Importantly, the reasons why global equities are likely to outperform have begun to change. From mid-2016 until the end of Q1 2017 positive global growth surprises and expectations for pro-growth policies in the US underpinned strong equity returns and rising bond yields.
Both of these factors have become less dominant. Growth surprise indices have peaked as consensus forecasts have caught up with the improved dataflow. To be sure, there are few signs that underlying global growth has slowed. If anything, activity continues to gently accelerate in most
Meanwhile, expectations for US healthcare and tax reform, and for fresh infrastructure spending, have receded as the Republican majority in Washington has struggled to unite. Accordingly, ‘Trumponomics’ has faded as a dominant market driver.

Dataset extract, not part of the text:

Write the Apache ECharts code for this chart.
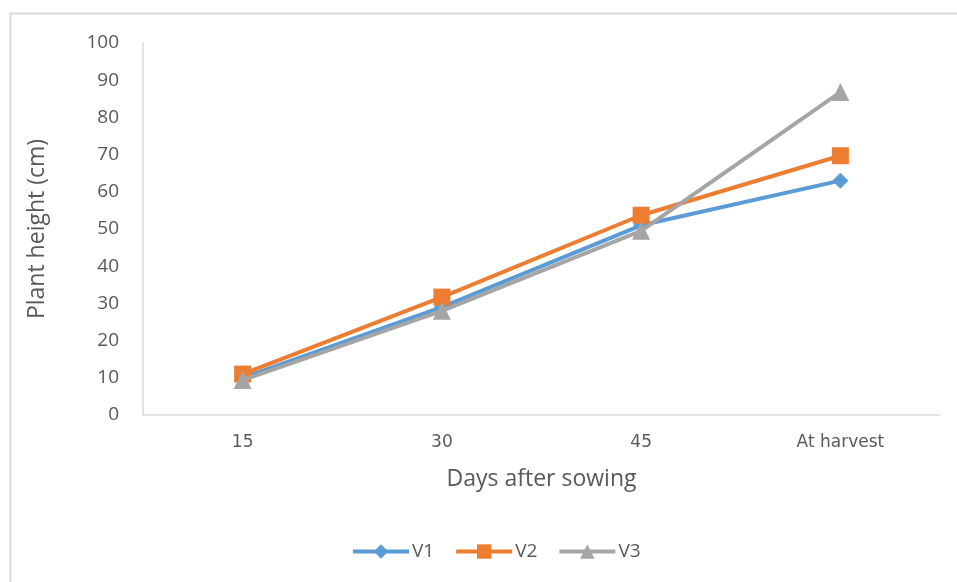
<!DOCTYPE html>
<html><head><meta charset="utf-8">
<script src="https://cdn.jsdelivr.net/npm/echarts@6/dist/echarts.min.js"></script>
<style>html,body{margin:0;padding:0;background:#fff}#c{width:957px;height:582px}</style>
</head><body><div id="c"></div>
<script>
const categories = ['15', '30', '45', 'At harvest'];
const v1 = [10, 29, 51, 63];
const v2 = [11, 31.7, 53.7, 69.7];
const v3 = [9.4, 28, 49.5, 86.8];
const seriesNames = ['V1', 'V2', 'V3'];
const colors = ['#5B9BD5', '#ED7D31', '#A5A5A5'];
const symbols = ['diamond', 'rect', 'triangle'];
const symbolSizes = [16, 17, 18];

const chart = echarts.init(document.getElementById('c'));
const dataSets = [v1, v2, v3];
chart.setOption({
  animation: false,
  graphic: [{type: 'rect', shape: {x: 10.5, y: 13.5, width: 1000, height: 1000}, style: {fill: 'none', stroke: '#d9d9d9', lineWidth: 2}, silent: true, z: -10}],
  grid: {left: 143, right: 17, top: 43, bottom: 167, containLabel: false},
  legend: {
    bottom: 16, left: 346, itemWidth: 56, itemHeight: 18, itemGap: 20,
    lineStyle: {width: 4},
    textStyle: {fontFamily: 'Open Sans', fontSize: 19, color: '#595959', padding: [0, 0, 0, -2]},
    data: seriesNames
  },
  xAxis: {
    type: 'category', data: categories, boundaryGap: true,
    axisLine: {lineStyle: {color: '#d9d9d9', width: 1.5}},
    axisTick: {show: false},
    axisLabel: {color: '#595959', fontFamily: 'DejaVu Sans', fontSize: 17, margin: 19},
    name: 'Days after sowing', nameLocation: 'middle', nameGap: 53,
    nameTextStyle: {color: '#595959', fontFamily: 'Open Sans', fontSize: 23}
  },
  yAxis: {
    type: 'value', min: 0, max: 100, interval: 10,
    splitLine: {show: false},
    axisLine: {show: true, lineStyle: {color: '#d9d9d9', width: 1.5}},
    axisTick: {show: false},
    axisLabel: {color: '#595959', fontFamily: 'Open Sans', fontSize: 19, margin: 24},
    name: 'Plant height (cm)', nameLocation: 'middle', nameGap: 94, nameRotate: 90,
    nameTextStyle: {color: '#595959', fontFamily: 'Open Sans', fontSize: 23}
  },
  series: dataSets.map((d, i) => ({
    name: seriesNames[i], type: 'line', data: d,
    symbol: symbols[i], symbolSize: symbolSizes[i],
    lineStyle: {color: colors[i], width: 4},
    itemStyle: {color: colors[i]},
    z: i === 2 ? 3 : 2
  }))
});
</script></body></html>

But even if the ‘reflation trade’ has stalled, equities remain likely to outperform bonds for three primary reasons:
Despite lofty US valuations, global equities are well supported by improved earnings. Compared to a year ago, corporate profits are up over 10% in both the US and Europe and economic conditions and policy settings remain broadly positive. Valuations alone, are rarely the source of sustained market setbacks, particularly when fundamentals are favourable.
Regional and sector-specific themes are capturing investor imagination. Economic recoveries in Europe and much of the emerging complex underpin expectations for a cyclical profits recovery where it has thus far been absent. Dominant technology companies are also in favour, a sign not only of the importance of disruptive innovation, but also of investors’ willingness to discount more lightly future cash flows.
Central bank normalisation is keeping bond markets on the defensive, but without eroding the case for equities. The Fed’s statement dismissing weak US first quarter growth as ‘transitory’ confirmed the central bank’s commitment to gradual tightening, but also reassured investors about resilient growth. Similarly, the Fed’s willingness to consider balance sheet adjustment before year end has been confidence enhancing. And with the French presidential elections over, bond markets are likely to be on the defensive as expectations grow that the ECB will shift to a less dovish stance later this year.
The impact on asset allocation
In short, the underlying drivers of market returns are shifting, but not the likely outcomes at the broad asset allocation level. The committee therefore remains committed to strategies that overweight stocks relative to bonds across its mandates and funds.
Shifts in the environment necessitate some changes in investment strategy. European and emerging equities, alongside selective exposure to Japanese mid-caps, are expected to deliver greater earnings upside and are hence preferred positions. Within US equities, growth (via information technology) and quality styles are now preferred to ‘value’.
In fixed income, we remain short of benchmark duration, with a preference for subordinated debt, non-agency mortgage-backed securities and local currency EM.
The low level of realised and implied volatility across most asset classes offers opportunity to hedge portfolio risk in our more conservative strategies.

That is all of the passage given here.